Excessive alcohol consumption remains a leading cause of preventable death in the United States. Alcoholic liver disease (ALD) is a major cause of morbidity and mortality from heavy alcohol drinking and is the most prevalent cause of liver disease-related death. Despite increased understanding of the many cellular and molecular events occurring in ALD, the causal mechanisms remain elusive, especially with regards to the factors responsible for disease progression and severity. To advance mechanistic understanding of this serious liver disease, the current proposal will investigate the importance of circadian clock disruption and `time-of-day' as critical risk factors for ALD. These views stem from the growing recognition that circadian clock disruption is linked to numerous pathologies and diseases. One essential function of the molecular circadian clock is to provide a selective advantage of anticipation, allowing for rapid and temporally appropriate adaptation to metabolic stress, immune challenges, and environmental insults. When these processes fail, disease ensues. We propose that perturbation of circadian clocks underlie many of the metabolic and inflammatory events contributing to alcohol-induced liver injury. As such, we will determine the role of the hepatocyte clock and the monocyte clock in alcohol-induced liver injury. In support of this concept, we have found that the circadian clock is significantly altered in livers of chronic alcohol-fed mice, genetic disruption of the liver clock increases levels of hepatic inflammatory mediators, and alcohol-induced liver injury and steatosis are elevated in mice with a disrupted liver clock. Furthermore, studies show that disruptions in normal time-of-day patterns in alcohol drinking increases risk for ALD and binge alcohol drinking is now recognized to be harmful to health. Collectively, these observations have led us to hypothesize that circadian clock disruption exacerbates alcohol-induced liver injury and inflammation. Similarly, we propose that the magnitude of alcohol toxicity is dependent on the time of day of alcohol ingestion. We will test these hypotheses through two specific aims.
In Aim 1, we will mechanistically show the critical role of cell autonomous clocks in chronic alcohol- induced liver injury by using two genetic mouse models, the hepatocyte-specific BMAL1 knockout mouse and the monocyte (myeloid cell)-specific BMAL1 knockout mouse.
In Aim 2, we will use the `chronic + binge' alcohol model and determine the `window' or time of day that the liver is most sensitive to alcohol binge toxicity. Successful completion of this project will reveal the importance of cell-specific circadian clocks in alcohol-mediated tissue injury and inflammation and show that `time-of-day' is a significant risk factor for liver injury from binge alcohol drinking. Our long-term goal is that the scientific knowledge gained from these pre- clinical animal studies will lead to future translational investigations using various chronobiology-based therapeutic approaches for treatment of ALD and other related liver diseases.
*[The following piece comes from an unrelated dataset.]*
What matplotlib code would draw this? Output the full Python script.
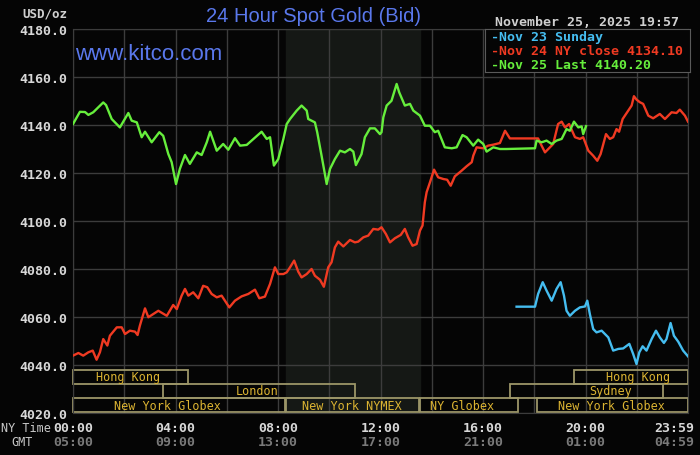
import matplotlib
matplotlib.use("Agg")
import matplotlib.pyplot as plt
import matplotlib.transforms as mtransforms
import numpy as np

# hours after NY midnight, price in USD/oz
nov25_t = [0.00, 0.27, 0.47, 0.60, 0.79, 0.99, 1.18, 1.29, 1.51, 1.83, 2.16, 2.29,
           2.49, 2.68, 2.81, 3.07, 3.37, 3.52, 3.72, 3.85, 4.02, 4.17, 4.37, 4.56,
           4.83, 5.02, 5.22, 5.35, 5.61, 5.86, 6.06, 6.32, 6.52, 6.78, 6.97, 7.36,
           7.56, 7.69, 7.84, 8.01, 8.21, 8.34, 8.47, 8.73, 8.92, 9.12, 9.18, 9.44,
           9.53, 9.70, 9.90, 10.03, 10.22, 10.42, 10.61, 10.81, 10.94, 11.04, 11.26,
           11.39, 11.59, 11.78, 11.98, 12.04, 12.11, 12.24, 12.43, 12.63, 12.73,
           12.95, 13.15, 13.28, 13.54, 13.73, 13.93, 14.12, 14.25, 14.51, 14.78,
           14.97, 15.20, 15.36, 15.62, 15.81, 16.01, 16.14, 16.40, 16.66, 16.92,
           18.03, 18.09, 18.29, 18.48, 18.68, 18.87, 19.07, 19.26, 19.39, 19.55,
           19.72, 19.85, 19.91, 20.02]
nov25_v = [4140.4, 4145.5, 4145.4, 4144.2, 4145.3, 4147.4, 4149.4, 4148.3, 4142.5,
           4139.0, 4145.0, 4141.8, 4141.1, 4134.9, 4137.2, 4132.8, 4137.0, 4135.5,
           4127.9, 4124.5, 4115.4, 4121.7, 4127.5, 4123.8, 4128.6, 4127.5, 4132.8,
           4137.2, 4129.3, 4132.1, 4129.7, 4134.5, 4131.4, 4131.7, 4133.5, 4137.2,
           4134.2, 4134.9, 4123.1, 4125.8, 4134.2, 4140.4, 4142.5, 4146.0, 4148.1,
           4146.0, 4142.5, 4141.1, 4137.0, 4127.2, 4115.4, 4121.7, 4125.8, 4129.3,
           4128.6, 4130.0, 4128.9, 4123.3, 4127.9, 4134.9, 4138.6, 4138.6, 4136.2,
           4137.0, 4143.2, 4148.1, 4150.1, 4157.1, 4153.6, 4148.1, 4148.8, 4146.0,
           4143.9, 4139.7, 4139.7, 4137.0, 4137.6, 4130.7, 4130.3, 4130.7, 4135.8,
           4134.9, 4131.4, 4133.9, 4132.1, 4128.9, 4130.7, 4130.0, 4130.0, 4130.3,
           4133.5, 4132.8, 4133.5, 4132.1, 4133.5, 4134.2, 4138.3, 4137.6, 4141.4,
           4139.0, 4139.4, 4136.2, 4139.5]

nov24_t = [0.00, 0.21, 0.40, 0.60, 0.77, 0.92, 1.05, 1.18, 1.34, 1.44, 1.71, 1.90,
           2.03, 2.22, 2.42, 2.52, 2.61, 2.81, 2.94, 3.13, 3.33, 3.66, 3.91, 4.05,
           4.24, 4.37, 4.50, 4.69, 4.89, 5.08, 5.24, 5.41, 5.61, 5.80, 6.10, 6.32,
           6.58, 6.84, 7.10, 7.27, 7.49, 7.69, 7.88, 8.01, 8.21, 8.34, 8.47, 8.63,
           8.79, 8.92, 9.12, 9.31, 9.44, 9.64, 9.79, 9.96, 10.09, 10.22, 10.35,
           10.55, 10.81, 11.00, 11.13, 11.33, 11.52, 11.72, 11.91, 12.04, 12.21,
           12.37, 12.56, 12.79, 12.95, 13.08, 13.25, 13.41, 13.54, 13.64, 13.73,
           13.80, 13.93, 14.09, 14.25, 14.45, 14.60, 14.74, 14.90, 15.17, 15.36,
           15.56, 15.62, 15.75, 16.01, 16.20, 16.40, 16.66, 16.86, 17.05, 18.15,
           18.22, 18.42, 18.61, 18.74, 18.93, 19.07, 19.20, 19.36, 19.59, 19.78,
           19.91, 20.11, 20.30, 20.46, 20.59, 20.80, 20.95, 21.08, 21.21, 21.31,
           21.45, 21.67, 21.80, 21.89, 21.99, 22.12, 22.25, 22.45, 22.64, 22.90,
           23.10, 23.36, 23.55, 23.68, 23.88, 24.00]
nov24_v = [4043.9, 4045.0, 4043.9, 4045.3, 4046.0, 4042.2, 4045.3, 4050.8, 4048.1,
           4052.2, 4055.7, 4055.7, 4052.9, 4054.3, 4053.9, 4052.5, 4056.4, 4063.6,
           4059.9, 4061.2, 4062.6, 4060.5, 4065.0, 4063.3, 4068.9, 4071.7, 4068.9,
           4070.3, 4067.8, 4073.0, 4072.4, 4069.6, 4068.2, 4068.9, 4064.0, 4066.8,
           4068.6, 4069.6, 4071.4, 4067.8, 4068.5, 4073.8, 4080.7, 4077.9, 4077.9,
           4078.6, 4080.7, 4083.5, 4078.9, 4076.5, 4077.9, 4080.0, 4077.2, 4075.5,
           4072.6, 4080.7, 4082.8, 4089.0, 4091.4, 4089.4, 4092.1, 4091.1, 4091.4,
           4093.2, 4093.9, 4096.7, 4096.4, 4097.4, 4094.6, 4091.1, 4092.8, 4094.2,
           4096.7, 4093.2, 4089.7, 4090.4, 4096.0, 4098.1, 4107.8, 4112.0, 4116.1,
           4121.4, 4118.2, 4117.5, 4117.2, 4114.7, 4118.6, 4121.0, 4122.8, 4124.5,
           4127.2, 4130.7, 4130.3, 4131.4, 4131.8, 4132.5, 4137.6, 4134.4, 4134.4,
           4132.8, 4128.6, 4130.7, 4132.1, 4140.4, 4141.4, 4139.0, 4140.4, 4134.9,
           4134.2, 4134.9, 4129.3, 4127.2, 4125.1, 4127.9, 4136.2, 4134.2, 4134.9,
           4138.3, 4137.2, 4142.5, 4146.0, 4148.1, 4152.0, 4150.6, 4149.5, 4148.8,
           4143.9, 4142.8, 4144.6, 4142.5, 4145.3, 4145.0, 4146.4, 4143.9, 4141.4]

nov23_t = [17.31, 18.03, 18.15, 18.33, 18.48, 18.68, 18.87, 19.03, 19.16, 19.26,
           19.39, 19.59, 19.78, 19.98, 20.07, 20.17, 20.30, 20.43, 20.63, 20.76,
           20.89, 21.08, 21.28, 21.47, 21.71, 21.86, 21.99, 22.10, 22.23, 22.38,
           22.58, 22.75, 22.90, 23.06, 23.16, 23.32, 23.45, 23.62, 23.81, 24.00]
nov23_v = [4064.3, 4064.3, 4069.6, 4074.5, 4071.0, 4066.8, 4071.7, 4074.5, 4068.9,
           4062.6, 4060.5, 4062.6, 4064.0, 4064.4, 4066.8, 4061.2, 4055.0, 4053.6,
           4054.3, 4052.9, 4051.5, 4046.0, 4046.7, 4046.9, 4048.8, 4044.6, 4040.4,
           4045.3, 4047.8, 4046.0, 4050.8, 4054.3, 4051.5, 4049.2, 4050.8, 4057.5,
           4052.2, 4049.7, 4046.0, 4043.6]

series_labels = ["Nov 23 Sunday", "Nov 24 NY close 4134.10", "Nov 25 Last 4140.20"]
series_colors = ["#45bdf0", "#f03a22", "#66ee3c"]

# trading sessions: name, row (0 = bottom), start hour, end hour, label centre
session_names = ["Hong Kong", "London", "New York Globex", "New York NYMEX",
                 "NY Globex", "Sydney", "New York Globex", "Hong Kong"]
session_rows = [2, 1, 0, 0, 0, 1, 0, 2]
session_start = [0.0, 3.5, 0.0, 8.33, 13.55, 17.05, 18.09, 19.55]
session_end = [4.49, 11.0, 8.27, 13.5, 17.38, 23.02, 24.0, 24.0]
session_label_at = [2.15, 7.2, 3.7, 10.9, 15.2, 21.0, 21.0, 22.05]

nymex_open, nymex_close = 8.33, 13.55

ny_ticks = [0, 4, 8, 12, 16, 20, 23.983]
ny_labels = ["00:00", "04:00", "08:00", "12:00", "16:00", "20:00", "23:59"]
gmt_labels = ["05:00", "09:00", "13:00", "17:00", "21:00", "01:00", "04:59"]

bg = "#050505"
grid_c = "#3c3c3c"
mono = "DejaVu Sans Mono"

fig = plt.figure(figsize=(7.0, 4.56), dpi=100, facecolor=bg)
ax = fig.add_axes([73 / 700, 1 - 414 / 456, 615 / 700, 384 / 456])
ax.set_facecolor(bg)
ax.set_xlim(0, 24)
ax.set_ylim(4020, 4180)

ax.axvspan(nymex_open, nymex_close, color="#151815", zorder=0)
ax.set_xticks(np.arange(0, 24.01, 2), minor=True)
ax.set_yticks(np.arange(4020, 4181, 20))
ax.set_xticks([])
ax.set_yticklabels([f"{v:.1f}" for v in np.arange(4020, 4181, 20)])
ax.grid(True, which="minor", axis="x", color=grid_c, lw=1.0, zorder=1)
ax.grid(True, which="major", axis="y", color=grid_c, lw=1.0, zorder=1)
ax.tick_params(which="both", length=0, colors="#d8d8d8", labelsize=9.5, pad=4)
for lab in ax.get_yticklabels():
    lab.set_family(mono)
    lab.set_weight("bold")
for s in ax.spines.values():
    s.set_color(grid_c)

# session bands
row_h = 5.8
for name, row, t0, t1, tc in zip(session_names, session_rows, session_start,
                                 session_end, session_label_at):
    y0 = 4020.4 + row * 5.9
    ax.add_patch(plt.Rectangle((t0, y0), t1 - t0, row_h, fill=False,
                               edgecolor="#9c9668", lw=1.3, zorder=2,
                               clip_on=False))
    ax.text(tc, y0 + row_h / 2, name, color="#dcb432", family=mono,
            fontsize=8.5, ha="center", va="center", zorder=3)

for t, v, c in zip([nov23_t, nov24_t, nov25_t], [nov23_v, nov24_v, nov25_v],
                   series_colors):
    ax.plot(t, v, color=c, lw=1.7, zorder=4)

# NY time and GMT rows under the plot
trans = mtransforms.blended_transform_factory(ax.transData, fig.transFigure)
last_shift = mtransforms.ScaledTranslation(7 / 100, 0, fig.dpi_scale_trans)
for i, (t, ny, gmt) in enumerate(zip(ny_ticks, ny_labels, gmt_labels)):
    last = i == len(ny_ticks) - 1
    tr = trans + last_shift if last else trans
    ha = "right" if last else "center"
    fig.text(t, 1 - 429 / 456, ny, transform=tr, color="#d8d8d8",
             family=mono, fontweight="bold", fontsize=9.5, ha=ha,
             va="center")
    fig.text(t, 1 - 443 / 456, gmt, transform=tr, color="#7a7a7a",
             family=mono, fontweight="bold", fontsize=9.5, ha=ha,
             va="center")
fig.text(26 / 700, 1 - 429 / 456, "NY Time", color="#c8c8c8", family=mono,
         fontsize=8.5, ha="center", va="center")
fig.text(22 / 700, 1 - 443 / 456, "GMT", color="#c8c8c8", family=mono,
         fontsize=8.5, ha="center", va="center")

fig.text(45 / 700, 1 - 14 / 456, "USD/oz", color="#d0d0d0", family=mono,
         fontweight="bold", fontsize=9, ha="center", va="center")
fig.text(313 / 700, 1 - 17 / 456, "24 Hour Spot Gold (Bid)", color="#5a78ec",
         family="Liberation Sans", fontsize=14.5, ha="center", va="center")
fig.text(75 / 700, 1 - 54 / 456, "www.kitco.com", color="#5a78ec",
         family="Liberation Sans", fontsize=16, ha="left", va="center")
fig.text(587 / 700, 1 - 22 / 456, "November 25, 2025 19:57", color="#d0d0d0",
         family=mono, fontweight="bold", fontsize=9.5, ha="center",
         va="center")

# legend box
leg = fig.add_axes([485 / 700, 1 - 73 / 456, 205 / 700, 43 / 456])
leg.set_facecolor(bg)
leg.set_xticks([])
leg.set_yticks([])
for s in leg.spines.values():
    s.set_color("#5a5a5a")
for i, (lab, c) in enumerate(zip(series_labels, series_colors)):
    leg.text(0.03, 0.83 - i * 0.325, "-" + lab, color=c, family=mono,
             fontweight="bold", fontsize=9.5, ha="left", va="center",
             transform=leg.transAxes)

fig.savefig("out.png", dpi=100, facecolor=bg)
Excessive alcohol use remains a top ten cause of preventable death in the United States; sadly we still do not fully understand the mechanisms responsible for alcohol toxicity and there are few effective treatments. The studies in this research proposal are important as they will address the exciting new hypothesis that circadian clock disruption and the time of day at which alcohol is consumed significantly influence alcohol-induced liver injury. Importantly, the new scientific information gained from this research will help scientists and medical professionals better understand the causes of liver disease and lead to the discovery of new treatments for patients suffering from liver diseases associated with many conditions including diabetes, obesity, hepatitis C, and alcoholism.